Feed the pigeons or Sid gets it - News - Evening Standard
       

Feed the pigeons or Sid gets it

As kidnaps go, it was not exactly run-of-the-mill.

The victim was a stuffed seagull, snatched from the stage of the Hackney Empire during a production of Dad's Army.

Now, more than a week after the Evening Standard reported the crime, we have received a bizarre ransom note - together with a photograph of the kidnapped seagull Sid.

The note, made from cut-up newspapers, promises to release Sid on condition that his owners feed the Trafalgar Square pigeons.

Which, unfortunately, is illegal. The note was accompanied by a picture of Sid being held by the kidnapper, who is dressed in a hoodie and wearing a polar bear head. In his other hand is a copy of last Monday's Standard.

The note says: "I am the Seagull Snatcher! Made famous by your newspaper. If you want Sid back you must meet my demand. Feed Sid's mates - the pidgeons [sic] of Trafalgar Square and I will return him."

Sid was grabbed from the stage of the theatre by a middle-aged man during the curtain call. The thief was chased by producer Ed O'Driscoll who confronted him outside.

However, the man - described as thickset and in his forties - had already passed Sid on to an accomplice.

Mr O'Driscoll confirmed that the bird in the picture was Sid. "Yes, it's him," he said. "He looks in good health. I am pleased to see him in good nick. We would like him back very much. He is part of the company.

"What do I have to do? Do I have to get someone down to Trafalgar Square feeding the pigeons? Tell us what we need to do and we will try to organise it. Would they like us to make a donation to Animal Rescue? To the RSPB? Or the RSPSB - the Royal Society for the Protection of Stuffed Birds?"

Mr O'Driscoll bought Sid on eBay for about £80 after the designer of the show, Dad's Army - The Lost Episodes, said a seagull would make a good prop. Since the show, featuring Leslie Grantham as Private Walker, first started touring last autumn Sid has made nearly 100 appearances.

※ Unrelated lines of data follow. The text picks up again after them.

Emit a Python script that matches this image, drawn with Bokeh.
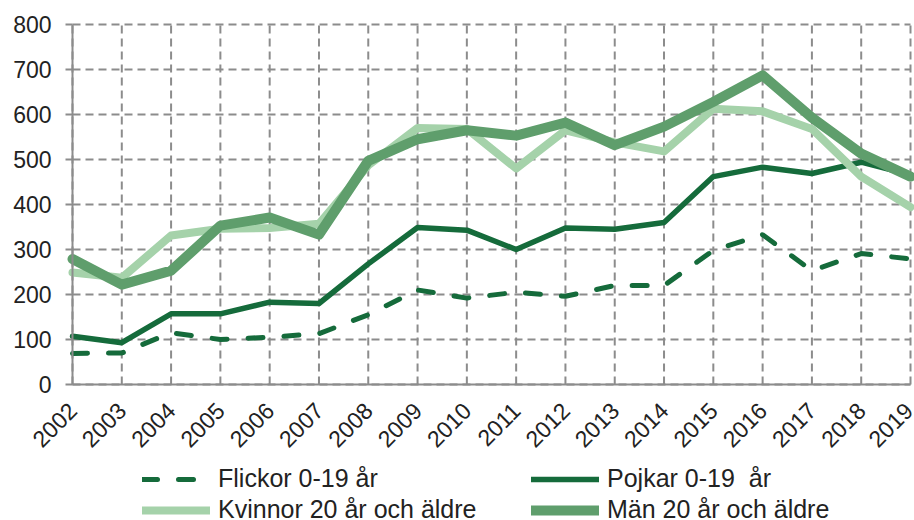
import math
from bokeh.plotting import figure
from bokeh.models import (ColumnDataSource, Legend, LegendItem, Range1d,
                          FixedTicker)
from bokeh.embed import file_html
from bokeh.resources import INLINE

years = list(range(2002, 2020))
flickor = [69, 70, 115, 100, 105, 113, 155, 210, 192, 205, 196, 220, 220, 298, 333, 253, 291, 279]
pojkar = [107, 93, 157, 157, 183, 180, 268, 349, 343, 300, 348, 345, 360, 462, 483, 469, 494, 466]
kvinnor = [249, 237, 331, 346, 348, 357, 487, 570, 568, 480, 565, 538, 518, 613, 607, 568, 462, 394]
man = [279, 222, 253, 353, 371, 333, 497, 545, 565, 553, 582, 532, 573, 628, 687, 593, 513, 462]
y_ticks = [0, 100, 200, 300, 400, 500, 600, 700, 800]

labels = ["Flickor 0-19 år", "Pojkar 0-19  år", "Kvinnor 20 år och äldre", "Män 20 år och äldre"]

DARK = "#156b3b"
LIGHT = "#a5d2aa"
MID = "#5f9e6c"
GRID = "#8c8c8c"
FONT = "Liberation Sans"

# layout: the data area spans 838 x 360 px; extra room is kept around it
# (left for the value labels, above for the top label, below for year labels and legend)
X_MIN, X_MAX = years[0], years[-1]
Y_MIN, Y_MAX = y_ticks[0], y_ticks[-1]
PX_PER_YEAR = 838 / (X_MAX - X_MIN)
PX_PER_UNIT = 360 / (Y_MAX - Y_MIN)
X_LOW = X_MIN - 72 / PX_PER_YEAR
X_HIGH = X_MAX + 4 / PX_PER_YEAR
Y_LOW = Y_MIN - 136 / PX_PER_UNIT
Y_HIGH = Y_MAX + 24 / PX_PER_UNIT

src = ColumnDataSource(data=dict(year=years, flickor=flickor, pojkar=pojkar,
                                 kvinnor=kvinnor, man=man))
vgrid_src = ColumnDataSource(data=dict(x=years, y0=[Y_MIN] * len(years),
                                       y1=[Y_MAX] * len(years)))
hgrid_src = ColumnDataSource(data=dict(y=y_ticks, x0=[X_MIN] * len(y_ticks),
                                       x1=[X_MAX] * len(y_ticks)))

p = figure(frame_width=914, frame_height=520, output_backend="svg", toolbar_location=None,
           x_range=Range1d(X_LOW, X_HIGH), y_range=Range1d(Y_LOW, Y_HIGH),
           min_border_left=0, min_border_right=0, min_border_top=0,
           min_border_bottom=0)
p.outline_line_color = None
p.background_fill_color = "white"
p.border_fill_color = "white"
p.xgrid.visible = False
p.ygrid.visible = False

p.segment(x0="x", y0="y0", x1="x", y1="y1", source=vgrid_src, line_color=GRID,
          line_width=2, line_dash="8 5")
p.segment(x0="x0", y0="y", x1="x1", y1="y", source=hgrid_src, line_color=GRID,
          line_width=2, line_dash="8 5")

r1 = p.line("year", "flickor", source=src, line_color=DARK, line_width=5,
            line_dash="15 21", line_cap="round")
r2 = p.line("year", "pojkar", source=src, line_color=DARK, line_width=5.5,
            line_cap="round", line_join="round")
r3 = p.line("year", "kvinnor", source=src, line_color=LIGHT, line_width=8,
            line_cap="round", line_join="round")
r4 = p.line("year", "man", source=src, line_color=MID, line_width=10,
            line_cap="round", line_join="round")

p.xaxis.ticker = FixedTicker(ticks=years)
p.yaxis.ticker = FixedTicker(ticks=y_ticks)
p.xaxis.bounds = (X_MIN, X_MAX)
p.yaxis.bounds = (Y_MIN, Y_MAX)
p.xaxis.fixed_location = Y_MIN
p.yaxis.fixed_location = X_MIN

for ax in (p.xaxis[0], p.yaxis[0]):
    ax.axis_line_color = GRID
    ax.axis_line_width = 2
    ax.major_tick_line_color = GRID
    ax.major_tick_line_width = 2
    ax.minor_tick_line_color = None
    ax.major_label_text_font = FONT
    ax.major_label_text_font_size = "23px"
    ax.major_label_text_color = "#222222"

p.yaxis.major_tick_out = 7
p.yaxis.major_tick_in = 0
p.yaxis.major_label_standoff = 14
p.xaxis.major_tick_out = 0
p.xaxis.major_tick_in = 0
p.xaxis.major_label_orientation = math.pi / 4
p.xaxis.major_label_standoff = 22

legend = Legend(items=[LegendItem(label=labels[0], renderers=[r1]),
                       LegendItem(label=labels[2], renderers=[r3]),
                       LegendItem(label=labels[1], renderers=[r2]),
                       LegendItem(label=labels[3], renderers=[r4])],
                ncols=2, location=(142, -4))
legend.label_text_font = FONT
legend.label_text_font_size = "25px"
legend.label_text_color = "#222222"
legend.glyph_width = 68
legend.glyph_height = 28
legend.label_height = 28
legend.label_standoff = 8
legend.label_width = 311
legend.spacing = 2
legend.padding = 0
legend.margin = 0
legend.border_line_color = None
legend.background_fill_alpha = 0
p.add_layout(legend, "center")

open("out.html", "w").write(file_html(p, INLINE))
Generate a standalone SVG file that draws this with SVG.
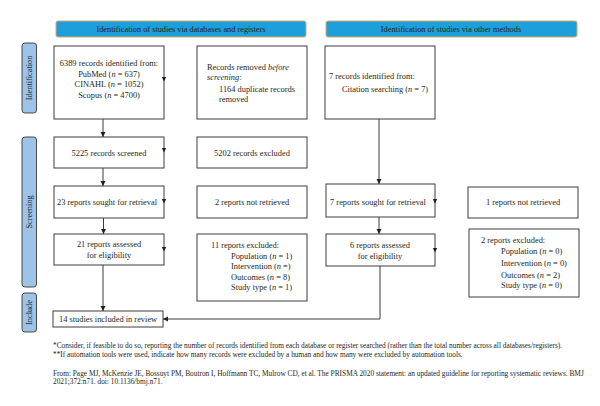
<svg xmlns="http://www.w3.org/2000/svg" width="600" height="406" viewBox="0 0 600 406">
<style>
text{font-family:"Liberation Serif","Times New Roman",serif;fill:#231f20}
.bx{fill:#fff;stroke:#3c3c3c;stroke-width:1}
.hd{fill:#1c9fdb;stroke:#d9a865;stroke-width:1}
.sd{fill:#9dc3e6;stroke:#4a4a4a;stroke-width:1}
.t{font-size:8.4px}
.h{font-size:8.3px}
.s{font-size:8.3px}
.f{font-size:7.35px}
.c{text-anchor:middle}
.ln{fill:none;stroke:#3c3c3c;stroke-width:1}
.ah{fill:#231f20}
</style>
<defs>
<marker id="arr" markerWidth="6" markerHeight="6" refX="5" refY="3" orient="auto" markerUnits="userSpaceOnUse">
<path d="M0,0.5 L5,3 L0,5.5 Z" fill="#231f20"/>
</marker>
</defs>
<rect width="600" height="406" fill="#fff"/>
<g id="header-db"><rect class="hd" x="56" y="21" width="250" height="16" rx="2"/><text class="h c" x="181" y="31.8">Identification of studies via databases and registers</text></g>
<g id="header-other"><rect class="hd" x="326" y="21" width="251" height="16" rx="2"/><text class="h c" x="451" y="31.8">Identification of studies via other methods</text></g>
<g id="side-identification"><rect class="sd" x="22" y="43" width="14.5" height="70" rx="3"/><text class="s c" transform="translate(32,78) rotate(-90)">Identification</text></g>
<g id="side-screening"><rect class="sd" x="22" y="137" width="14.5" height="150" rx="3"/><text class="s c" transform="translate(32,212) rotate(-90)">Screening</text></g>
<g id="side-include"><rect class="sd" x="22" y="293" width="14.5" height="39" rx="3"/><text class="s c" transform="translate(32,312.5) rotate(-90)">Include</text></g>

<g id="n-identified"><rect class="bx" x="54" y="46" width="110" height="73"/>
<text class="t c" x="109" y="66">6389 records identified from:</text>
<text class="t c" x="109" y="76.5">PubMed (<tspan font-style="italic">n</tspan> = 637)</text>
<text class="t c" x="109" y="87">CINAHL (<tspan font-style="italic">n</tspan> = 1052)</text>
<text class="t c" x="109" y="97.5">Scopus (<tspan font-style="italic">n</tspan> = 4700)</text></g>
<g id="n-removed"><rect class="bx" x="197" y="46" width="110" height="73"/>
<text class="t" x="207" y="69.5">Records removed <tspan font-style="italic">before</tspan></text>
<text class="t" x="207" y="80"><tspan font-style="italic">screening</tspan>:</text>
<text class="t" x="219" y="91.5">1164 duplicate records</text>
<text class="t" x="219" y="102">removed</text></g>
<g id="n-citation"><rect class="bx" x="325" y="46" width="110" height="73"/>
<text class="t" x="329" y="79">7 records identified from:</text>
<text class="t" x="342" y="91.5">Citation searching (<tspan font-style="italic">n</tspan> = 7)</text></g>

<g id="n-screened"><rect class="bx" x="54" y="137" width="110" height="31"/><text class="t c" x="109" y="155.5">5225 records screened</text></g>
<g id="n-excluded"><rect class="bx" x="197" y="137" width="110" height="31"/><text class="t c" x="252" y="155.5">5202 records excluded</text></g>

<g id="n-sought"><rect class="bx" x="54" y="186" width="110" height="32"/><text class="t c" x="107" y="205">23 reports sought for retrieval</text></g>
<g id="n-notretrieved"><rect class="bx" x="197" y="186" width="110" height="32"/><text class="t c" x="252" y="205">2 reports not retrieved</text></g>
<g id="n-sought-other"><rect class="bx" x="326" y="184" width="109" height="33"/><text class="t c" x="378" y="205">7 reports sought for retrieval</text></g>
<g id="n-notretrieved-other"><rect class="bx" x="468" y="187" width="110" height="31"/><text class="t c" x="523" y="205">1 reports not retrieved</text></g>

<g id="n-assessed"><rect class="bx" x="54" y="234" width="110" height="31"/>
<text class="t c" x="109" y="247">21 reports assessed</text>
<text class="t c" x="109" y="258">for eligibility</text></g>
<g id="n-reports-excluded"><rect class="bx" x="197" y="234" width="110" height="67"/>
<text class="t" x="211" y="248">11 reports excluded:</text>
<text class="t" x="231" y="258.5">Population (<tspan font-style="italic">n</tspan> = 1)</text>
<text class="t" x="231" y="269">Intervention (<tspan font-style="italic">n</tspan> =)</text>
<text class="t" x="231" y="279.5">Outcomes (<tspan font-style="italic">n</tspan> = 8)</text>
<text class="t" x="231" y="290">Study type (<tspan font-style="italic">n</tspan> = 1)</text></g>
<g id="n-assessed-other"><rect class="bx" x="326" y="234" width="109" height="32"/>
<text class="t c" x="380" y="248">6 reports assessed</text>
<text class="t c" x="380" y="259">for eligibility</text></g>
<g id="n-reports-excluded-other"><rect class="bx" x="469" y="229" width="110" height="68"/>
<text class="t" x="481" y="243">2 reports excluded:</text>
<text class="t" x="501" y="254">Population (<tspan font-style="italic">n</tspan> = 0)</text>
<text class="t" x="501" y="266">Intervention (<tspan font-style="italic">n</tspan> = 0)</text>
<text class="t" x="501" y="278">Outcomes (<tspan font-style="italic">n</tspan> = 2)</text>
<text class="t" x="501" y="288">Study type (<tspan font-style="italic">n</tspan> = 0)</text></g>

<g id="n-included"><rect class="bx" x="53" y="311" width="110" height="16"/><text class="t" x="59" y="321.5">14 studies included in review</text></g>

<g id="connectors">
<line class="ln" x1="103" y1="119" x2="103" y2="137" marker-end="url(#arr)"/>
<line class="ln" x1="103" y1="168" x2="103" y2="186" marker-end="url(#arr)"/>
<line class="ln" x1="103.5" y1="218" x2="103.5" y2="234" marker-end="url(#arr)"/>
<line class="ln" x1="103" y1="265" x2="103" y2="311" marker-end="url(#arr)"/>
<line class="ln" x1="379" y1="119" x2="379" y2="184" marker-end="url(#arr)"/>
<line class="ln" x1="379" y1="217" x2="379" y2="234" marker-end="url(#arr)"/>
<polyline class="ln" points="380,266 380,319 163,319" marker-end="url(#arr)"/>
<path class="ah" d="M161.8,77 L166.2,77 L164,81.5 Z"/>
<path class="ah" d="M161.8,148 L166.2,148 L164,152.5 Z"/>
<path class="ah" d="M161.8,199 L166.2,199 L164,203.5 Z"/>
<path class="ah" d="M161.8,247 L166.2,247 L164,251.5 Z"/>
<path class="ah" d="M432.8,199 L437.2,199 L435,203.5 Z"/>
<path class="ah" d="M432.8,248 L437.2,248 L435,252.5 Z"/>
</g>

<g id="footnotes">
<text class="f" x="53" y="347.5">*Consider, if feasible to do so, reporting the number of records identified from each database or register searched (rather than the total number across all databases/registers).</text>
<text class="f" x="53" y="356.5">**If automation tools were used, indicate how many records were excluded by a human and how many were excluded by automation tools.</text>
<text class="f" x="53" y="375.5">From: Page MJ, McKenzie JE, Bossuyt PM, Boutron I, Hoffmann TC, Mulrow CD, et al. The PRISMA 2020 statement: an updated guideline for reporting systematic reviews. BMJ</text>
<text class="f" x="53" y="384">2021;372:n71. doi: 10.1136/bmj.n71.</text>
</g>
</svg>
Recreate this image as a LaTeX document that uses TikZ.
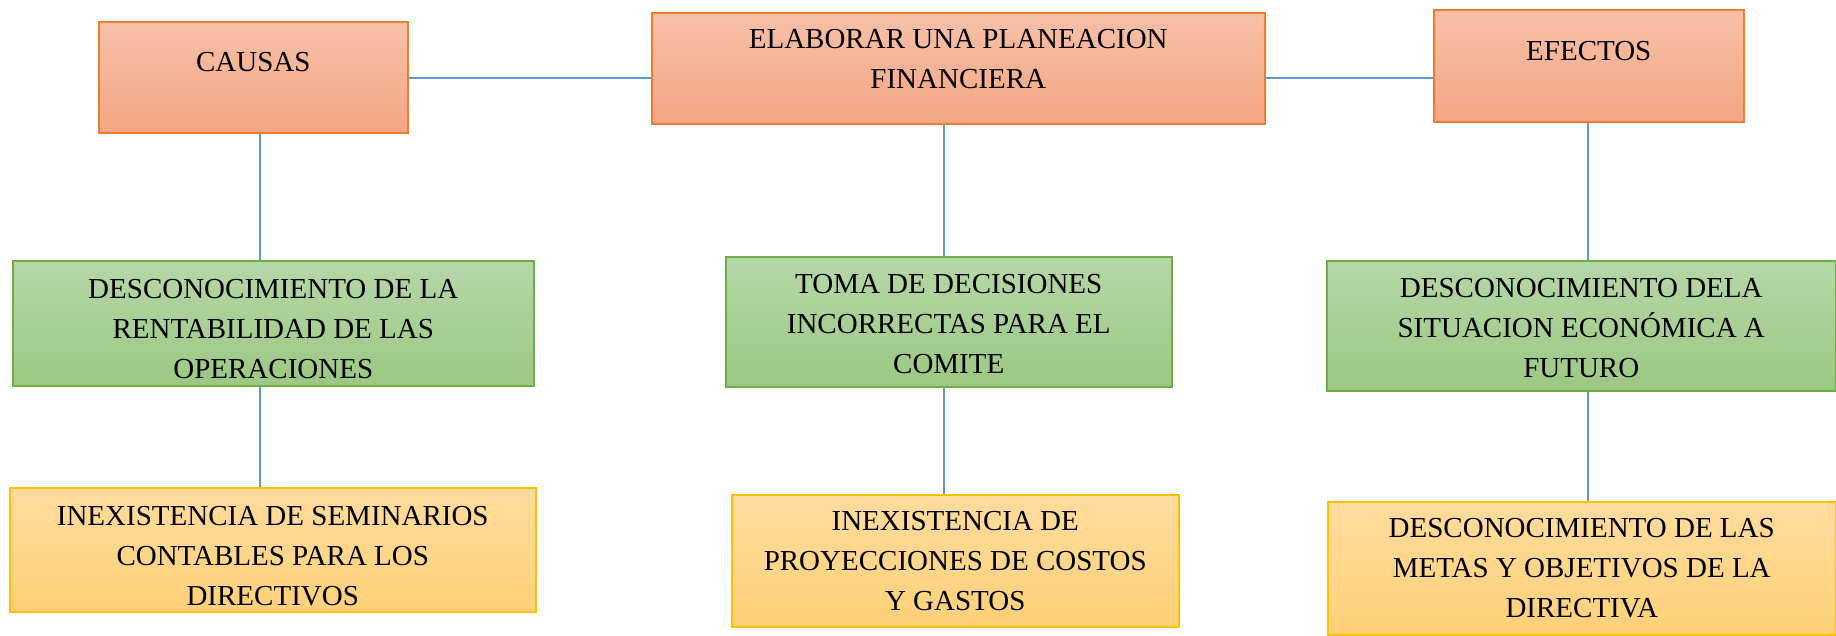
\documentclass[tikz,border=0pt]{standalone}
\usepackage{fontspec}
\setmainfont{Liberation Serif}
\usepackage{tikz}
\definecolor{naranjaborde}{RGB}{237,125,49}
\definecolor{naranjaarriba}{RGB}{247,192,168}
\definecolor{naranjaabajo}{RGB}{244,166,131}
\definecolor{verdeborde}{RGB}{112,173,71}
\definecolor{verdearriba}{RGB}{182,215,168}
\definecolor{verdeabajo}{RGB}{155,200,130}
\definecolor{amarilloborde}{RGB}{255,192,0}
\definecolor{amarilloarriba}{RGB}{255,220,158}
\definecolor{amarilloabajo}{RGB}{254,209,120}
\definecolor{azullinea}{RGB}{91,155,213}

\begin{document}
\begin{tikzpicture}[x=1pt, y=-1pt,
		caja/.style={rectangle, anchor=north west, align=center, inner sep=0pt, line width=1.5pt,
			font=\fontsize{29}{40}\selectfont},
		naranja/.style={caja, draw=naranjaborde, top color=naranjaarriba, bottom color=naranjaabajo},
		verde/.style={caja, draw=verdeborde, top color=verdearriba, bottom color=verdeabajo},
		amarillo/.style={caja, draw=amarilloborde, top color=amarilloarriba, bottom color=amarilloabajo},
		linea/.style={draw=azullinea, line width=1.3pt}]

		\useasboundingbox (0,0) rectangle (1836,635);

		% top row
		\node[naranja, minimum width=309pt, minimum height=111pt, text depth=30pt] (causas) at (98,21) {CAUSAS};
		\node[naranja, minimum width=613pt, minimum height=111pt, text depth=18pt] (planeacion) at (651,12) {ELABORAR UNA PLANEACION\\FINANCIERA};
		\node[naranja, minimum width=310pt, minimum height=112pt, text depth=30pt] (efectos) at (1433,9) {EFECTOS};

		% middle row
		\node[verde, minimum width=521pt, minimum height=125pt, text height=110pt] (rentabilidad) at (12,260) {DESCONOCIMIENTO DE LA\\RENTABILIDAD DE LAS\\OPERACIONES};
		\node[verde, minimum width=446pt, minimum height=130pt, text height=104pt] (decisiones) at (725,256) {TOMA DE DECISIONES\\INCORRECTAS PARA EL\\COMITE};
		\node[verde, minimum width=509pt, minimum height=130pt, text height=104pt] (situacion) at (1326,260) {DESCONOCIMIENTO DELA\\SITUACION ECONÓMICA A\\FUTURO};

		% bottom row
		\node[amarillo, minimum width=526pt, minimum height=124pt, text height=112pt] (seminarios) at (9,487) {INEXISTENCIA DE SEMINARIOS\\CONTABLES PARA LOS\\DIRECTIVOS};
		\node[amarillo, minimum width=447pt, minimum height=132pt] (proyecciones) at (731,494) {INEXISTENCIA DE\\PROYECCIONES DE COSTOS\\Y GASTOS};
		\node[amarillo, minimum width=508pt, minimum height=133pt] (metas) at (1327,501) {DESCONOCIMIENTO DE LAS\\METAS Y OBJETIVOS DE LA\\DIRECTIVA};

		% connector axes
		\coordinate (ejeA) at (260,78);
		\coordinate (ejeB) at (944,78);
		\coordinate (ejeC) at (1588,78);

		% connectors
		\draw[linea] (causas.east |- ejeA) -- (planeacion.west |- ejeA);
		\draw[linea] (planeacion.east |- ejeA) -- (efectos.west |- ejeA);
		\draw[linea] (causas.south -| ejeA) -- (rentabilidad.north -| ejeA);
		\draw[linea] (rentabilidad.south -| ejeA) -- (seminarios.north -| ejeA);
		\draw[linea] (planeacion.south -| ejeB) -- (decisiones.north -| ejeB);
		\draw[linea] (decisiones.south -| ejeB) -- (proyecciones.north -| ejeB);
		\draw[linea] (efectos.south -| ejeC) -- (situacion.north -| ejeC);
		\draw[linea] (situacion.south -| ejeC) -- (metas.north -| ejeC);

\end{tikzpicture}
\end{document}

Until the ransom demand arrived Mr O'Driscoll thought Sid was taken as a dare. He said: "I thought he had ended up sitting in a bar somewhere, having peanuts thrown at him. What are you going to do with a stuffed seagull?" The demand arrived at the offices of the Standard in a brown padded envelope addressed to the newsdesk. It was handwritten in black marker pen and postmarked the Old Street Post Office.

Strangely, this is not the first time Mr O'Driscoll has been involved in an animal kidnap. He also runs an arts charity and last year put on an exhibition in the Forest of Dean called Sheepscape, featuring life-sized fibreglass sheep. One was stolen and a ransom note received. Mr O'Driscoll said: "The police lifted fingerprints off the note and an arrest was made." Two animal kidnaps in a year was, he admitted, a " coincidence" but added: "There are lots of strange people out there." Mayor Ken Livingstone banned pigeon feeding in Trafalgar Square in 2002. Last autumn, Westminster council was granted a bylaw to prevent feeding the birds on the north terrace, where activists had been dispensing emergency rations.